Agreement protects migratory shorebirds at Chinese stopover sites
Two species of shorebirds will now be better protected as they tackle 12,000km migration journeys.
Department of Conservation director-general, Lou Sanson and vice-minister Chen Fengxue, the Chinese minister responsible for the State Forestry Administration signed a Memorandum of Agreement (MOA) on Friday at the Pukorokoro Miranda Shorebird Centre to protect migratory shorebirds and their habitats.
The agreement will help protect two wetland sites in China where red knot and bar-tailed godwits refuel on their way to New Zealand - Yalu Jiang Nature Reserve and Luannan on Bohai Bay.
Red knots breed in Siberia and the godwits breed in Alaska.
Fengxue said it was important for New Zealand and China to save dwindling bird populations.
"It is humbling to see these small birds that fly non-stop between our two countries. They form a bridge between New Zealand and China. They connect us as people. We will work together to keep the bridge open," he said.
The agreement had come together after a year of intense work with the Chinese government, Sanson said.
"It shows you with diplomacy what you can do with conservation."
Pukorokoro Miranda Shorebird Centre manager, Keith Woodley said it was vital to preserve the two sites.
"Godwit and red knot populations are declining. To protect these birds we must protect their habitats, both here in New Zealand as well as in East Asia where they stopover during migration," he said.
"We'd like to thank the New Zealand and Chinese governments for the steps they have taken today to protect migratory shorebirds.
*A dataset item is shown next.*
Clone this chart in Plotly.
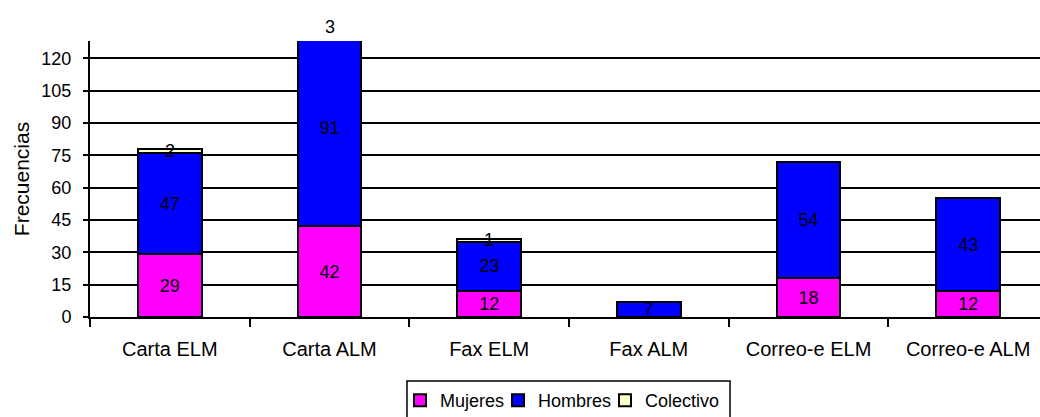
import plotly.graph_objects as go

# Frecuencias por canal y tipo de remitente
categorias = ["Carta ELM", "Carta ALM", "Fax ELM", "Fax ALM", "Correo-e ELM", "Correo-e ALM"]
mujeres = [29, 42, 12, 0, 18, 12]
hombres = [47, 91, 23, 7, 54, 43]
colectivo = [2, 3, 1, 0, 0, 0]
y_ticks = [0, 15, 30, 45, 60, 75, 90, 105, 120]

Y_MAX = 128
W, H = 1040, 417
M_L, M_R, M_T, M_B = 90, 0, 41, 100
FAMILY = "Liberation Sans, Arial, sans-serif"
NUM_FONT = dict(family=FAMILY, size=18, color="black")
WORD_FONT = dict(family=FAMILY, size=20, color="black")


def etiquetas(valores):
    return [str(v) if v else "" for v in valores]


series = [
    ("Mujeres", mujeres, "#FF00FF", "legend", 400),
    ("Hombres", hombres, "#0000FF", "legend2", 498),
    ("Colectivo", colectivo, "#FFFFCC", "legend3", 605),
]

fig = go.Figure()
for nombre, valores, color, leyenda, _ in series:
    fig.add_trace(go.Bar(
        name=nombre,
        x=categorias,
        y=valores,
        legend=leyenda,
        marker=dict(color=color, line=dict(color="black", width=2)),
        text=etiquetas(valores) if nombre != "Colectivo" else None,
        textposition="inside" if nombre != "Colectivo" else "none",
        insidetextanchor="middle",
        textangle=0,
        textfont=NUM_FONT,
    ))

# Colectivo labels sit centred on their thin segment (one of them lies above the axis range)
for i, cat in enumerate(categorias):
    v = colectivo[i]
    if not v:
        continue
    centro = mujeres[i] + hombres[i] + v / 2
    fig.add_annotation(
        x=cat, xref="x", y=centro / Y_MAX, yref="paper",
        text=str(v), showarrow=False, font=NUM_FONT,
        xanchor="center", yanchor="middle",
    )

# one legend per series, laid out in a single row below the axis
legend_common = dict(
    orientation="h",
    xref="container", xanchor="left",
    y=0.084, yref="container", yanchor="top",
    borderwidth=0, bgcolor="rgba(0,0,0,0)",
    font=dict(family=FAMILY, size=18, color="black"),
)
legend_layout = {}
for _, _, _, leyenda, left_px in series:
    legend_layout[leyenda] = dict(legend_common, x=left_px / W)

# frame around the legend row
plot_w = W - M_L - M_R
plot_h = H - M_T - M_B
def px_to_paper_x(px):
    return (px - M_L) / plot_w
def px_to_paper_y(py):
    return (H - M_B - py) / plot_h

fig.add_shape(
    type="rect", xref="paper", yref="paper",
    x0=px_to_paper_x(407), x1=px_to_paper_x(730),
    y0=px_to_paper_y(381), y1=px_to_paper_y(425),
    line=dict(color="black", width=1.5), fillcolor="rgba(0,0,0,0)",
)

fig.update_layout(
    barmode="stack",
    bargap=0.6,
    width=W,
    height=H,
    margin=dict(l=M_L, r=M_R, t=M_T, b=M_B, autoexpand=False),
    paper_bgcolor="white",
    plot_bgcolor="white",
    uniformtext=dict(minsize=18, mode="show"),
    showlegend=True,
    font=NUM_FONT,
    **legend_layout,
)

fig.update_xaxes(
    range=[-0.5, 5.45],
    showline=True, linecolor="black", linewidth=2,
    ticks="outside", tickson="boundaries", ticklen=8, tickwidth=2, tickcolor="black",
    tickfont=WORD_FONT,
    ticklabelstandoff=13,
    showgrid=False,
)
fig.update_yaxes(
    range=[0, Y_MAX],
    tickvals=y_ticks,
    showline=True, linecolor="black", linewidth=2,
    ticks="outside", ticklen=5, tickwidth=2, tickcolor="black",
    tickfont=NUM_FONT,
    ticklabelstandoff=8,
    showgrid=True, gridcolor="black", gridwidth=2,
    zeroline=False,
    title=dict(text="Frecuencias", font=dict(family=FAMILY, size=21, color="black"), standoff=6),
)

fig.write_html("out.html")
It will keep the birds coming."
Ngati Paoa Iwi Trust chairman, Gary Thompson said it was a great result for the area.
"As mana-whenua and kaitiaki of the rohe and in particularly where the birds are, it's just nice to be able to make the connection with the manu and Bohai Bay."
Coromandel MP Scott Simpson said it was a privilege to be at the signing.
"The Memorandum of Understanding could be deemed an insurance policy to guarantee these incredible birds will not just survive but flourish" said Scott Simpson.
In the last 20 years the number of red knot visiting New Zealand has dropped from 65,000 to 35,000.
The red knot population is declining about 5 per cent a year, while godwits are declining at 2 per cent a year.